Last night was weird. I knew Obama would lose, and I knew there would be no news about this until this morning, but I couldn't keep myself from tuning the AM radio to constant coverage and pressing the reload button on the Caucus blog. All night. Like a meditation. Even though there was no news. Even though many of the commenters on the Caucus blog are, I think, mildly retarded.
It's a scary time. I have never seen a presidential race mean so much and be so unreal at the same time.
As a strong woman myself, I have to admit that watching the larger tide turn against Clinton makes my teeth gnash together. I hate being on the subway and hearing hipster kids calling her a "Ho" while they make gestures that allude to doing her from behind. It makes me feel bad for their sex lives that they have to think about power in such a strange, indirect way.
I hate the way she's getting labelled "emotional."

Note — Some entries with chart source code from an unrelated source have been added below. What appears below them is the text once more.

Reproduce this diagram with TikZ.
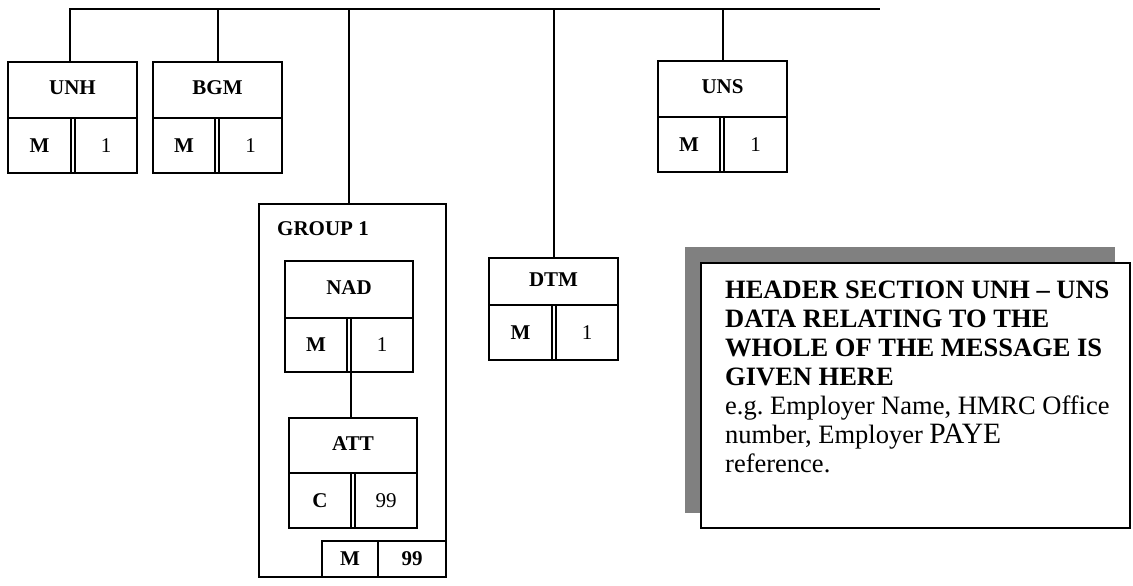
\documentclass[tikz,border=0pt]{standalone}
\usepackage{fontspec}
\setmainfont{Liberation Serif}
\frenchspacing
\definecolor{shadowgray}{HTML}{808080}
\tikzset{
  box/.style={draw, line width=2pt, outer sep=0pt, inner sep=0pt},
  cell/.style={outer sep=0pt, inner sep=0pt, font=\fontsize{21}{25}\selectfont},
  toplab/.style={box, font=\bfseries\fontsize{21}{25}\selectfont, text depth=4pt},
  divline/.style={line width=1.1pt},
  conn/.style={line width=2pt},
}
\begin{document}
\begin{tikzpicture}[x=1pt,y=-1pt]
\useasboundingbox (0,0) rectangle (1133,586);
% segment boxes
\foreach \n/\xa/\xb/\ya/\ym/\yb/\xd/\lab/\st/\rp in {
  unh/8/137/62/118/173/71/UNH/M/1,
  bgm/153/282/62/118/173/215/BGM/M/1,
  uns/658/787/61/117/172/720/UNS/M/1,
  dtm/489/618/258/305/360/552/DTM/M/1,
  nad/285/413/261/318/372/347/NAD/M/1,
  att/289/417/418/473/528/351/ATT/C/99}{
  \node[toplab, anchor=north west, minimum width=\xb-\xa, minimum height=\ym-\ya] (\n) at (\xa,\ya) {\lab};
  \node[cell, anchor=north west, minimum width=\xd-\xa, minimum height=\yb-\ym] (\n-s) at (\n.south west) {\textbf{\st}};
  \node[cell, anchor=north east, minimum width=\xb-\xd-4, minimum height=\yb-\ym] (\n-r) at (\n.south east) {\rp};
  \draw[box] (\n.south west) rectangle (\n-r.south east);
  \draw[divline] (\n-s.north east) -- (\n-s.south east) (\n-r.north west) -- (\n-r.south west);
}
% group 1
\node[box, anchor=north west, minimum width=187, minimum height=373] (grp) at (259,204) {};
\node[anchor=base west, inner sep=0pt, font=\bfseries\fontsize{21}{25}\selectfont] (grplab) at (277,235) {GROUP 1};
\node[box, cell, anchor=south east, minimum width=68, minimum height=36, font=\bfseries\fontsize{21}{25}\selectfont] (grp-r) at (grp.south east) {99};
\node[box, cell, anchor=south east, minimum width=56, minimum height=36, font=\bfseries\fontsize{21}{25}\selectfont] (grp-s) at (grp-r.south west) {M};
% connectors
\coordinate (busR) at (880,9);
\draw[conn] ([xshift=-2.5]unh.north) |- (busR);
\draw[conn] (bgm.north) -- (bgm.north |- busR);
\draw[conn] ([xshift=-4]grp.north) -- ([xshift=-4]grp.north |- busR);
\draw[conn] (dtm.north) -- (dtm.north |- busR);
\draw[conn] (uns.north) -- (uns.north |- busR);
\draw[conn] (nad-r.south west) -- (nad-r.south west |- att.north);
% note with shadow
\fill[shadowgray] (685,247) rectangle (1115,513);
\node[box, fill=white, anchor=north west, minimum width=429, minimum height=265] (note) at (701,263) {};
\node[anchor=north west, align=left, inner sep=0pt, font=\fontsize{26.5}{29}\selectfont] (notetext) at (725,280.5)
  {\textbf{HEADER SECTION UNH – UNS}\\
   \textbf{DATA RELATING TO THE}\\
   \textbf{WHOLE OF THE MESSAGE IS}\\
   \textbf{GIVEN HERE}\\
   e.g. Employer Name, HMRC Office\\
   number, Employer {\fontsize{29.5}{29}\selectfont PAYE}\\
   reference.};
\end{tikzpicture}
\end{document}
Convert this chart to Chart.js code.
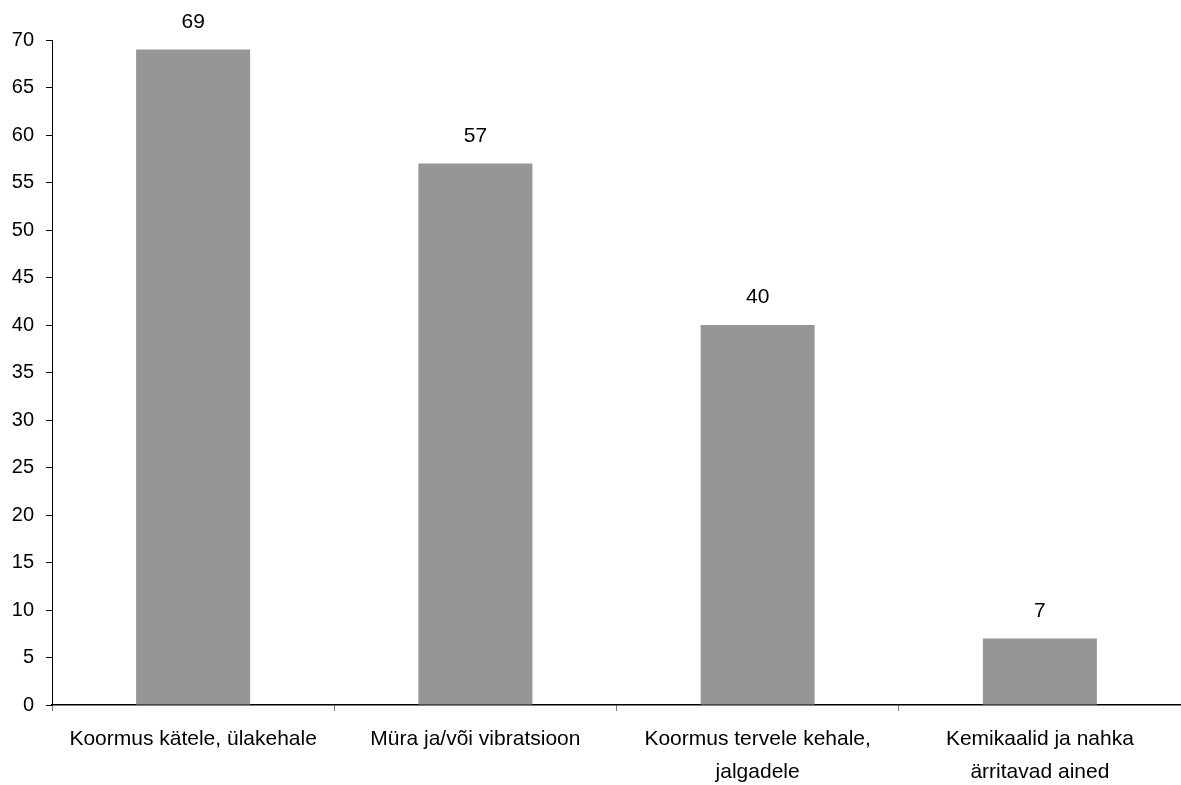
<!DOCTYPE html>
<html lang="et">
<head>
  <meta charset="UTF-8">
  <title>Koormused</title>
  <script src="https://cdn.jsdelivr.net/npm/chart.js"></script>
  <style>
    * { margin: 0; padding: 0; box-sizing: border-box; }
    body { background: #fff; width: 1181px; height: 785px; overflow: hidden; }
    canvas { display: block; }
  </style>
</head>
<body>
  <canvas id="chart" width="1181" height="785"></canvas>

  <script>
    const categories = [
      'Koormus kätele, ülakehale',
      'Müra ja/või vibratsioon',
      ['Koormus tervele kehale,', 'jalgadele'],
      ['Kemikaalid ja nahka', 'ärritavad ained']
    ];
    const values = [69, 57, 40, 7];
    const yMin = 0;
    const yMax = 70;
    const yStep = 5;

    const FONT = "'Liberation Sans', Arial, sans-serif";

    // writes the value above each bar
    const valueLabels = {
      id: 'valueLabels',
      afterDatasetsDraw(chart) {
        const ctx = chart.ctx;
        const meta = chart.getDatasetMeta(0);
        ctx.save();
        ctx.font = '21px ' + FONT;
        ctx.fillStyle = '#000';
        ctx.textAlign = 'center';
        ctx.textBaseline = 'alphabetic';
        meta.data.forEach((bar, i) => {
          ctx.fillText(String(values[i]), bar.x, bar.y - 22);
        });
        ctx.restore();
      }
    };

    new Chart(document.getElementById('chart').getContext('2d'), {
      type: 'bar',
      data: {
        labels: categories,
        datasets: [{
          data: values,
          backgroundColor: '#969696',
          borderWidth: 0,
          categoryPercentage: 1,
          barPercentage: 0.404
        }]
      },
      options: {
        responsive: false,
        animation: false,
        layout: { padding: { top: 40, right: 0, bottom: 0, left: 0 } },
        plugins: {
          legend: { display: false },
          tooltip: { enabled: false }
        },
        scales: {
          x: {
            afterFit: (scale) => { scale.height = 80; },
            grid: {
              offset: true,
              drawOnChartArea: false,
              drawTicks: true,
              tickLength: 6,
              color: '#777'
            },
            border: { display: true, color: '#000', width: 1.5 },
            ticks: {
              color: '#000',
              font: { family: FONT, size: 21, lineHeight: 1.56 },
              padding: 12,
              maxRotation: 0,
              autoSkip: false
            }
          },
          y: {
            min: yMin,
            max: yMax,
            afterFit: (scale) => { scale.width = 52; },
            grid: {
              drawOnChartArea: false,
              drawTicks: true,
              tickLength: 6,
              color: '#000'
            },
            border: { display: true, color: '#000', width: 1 },
            ticks: {
              stepSize: yStep,
              color: '#000',
              font: { family: FONT, size: 20 },
              padding: 12
            }
          }
        }
      },
      plugins: [valueLabels]
    });
  </script>
</body>
</html>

I hate that Camille Paglia has weighed in about what a bad feminist Clinton is. Even though she's co-opted this one, I hate that we have to keep calling her Hillary. While I would love it if she dropped out of the race, I do think that she has a (very slight) chance of winning, and that it is therefore ludicrous to ask her to quit for the sake of the party.
But I really really really reallyreallyreally wanted Obama to win.
I'd rather live in an issue-based world, in which Clinton was judged on her merits, or lack thereof. Her campaign is largely Rovian, and her personal style is increasingly Bushian. That presents a real credibility problem. She doesn't have enough money to pay her debtors. I don't like her healthcare plan because it forces too much and achieves too little at the same time. This Iran talk is...
...well, that part actually sounded shrill and emotional to me. And Bill needs to be muzzled.
I like Obama's strategy moving forward, which seems to be Focus on McCain. I hope it works, because he's right. McCain is going to keep us in Iraq forever and bring on another Great Depression in the process if he manages to win. That actual problem needs to be defined--the circus shit is making me feel like a lobster in the pot.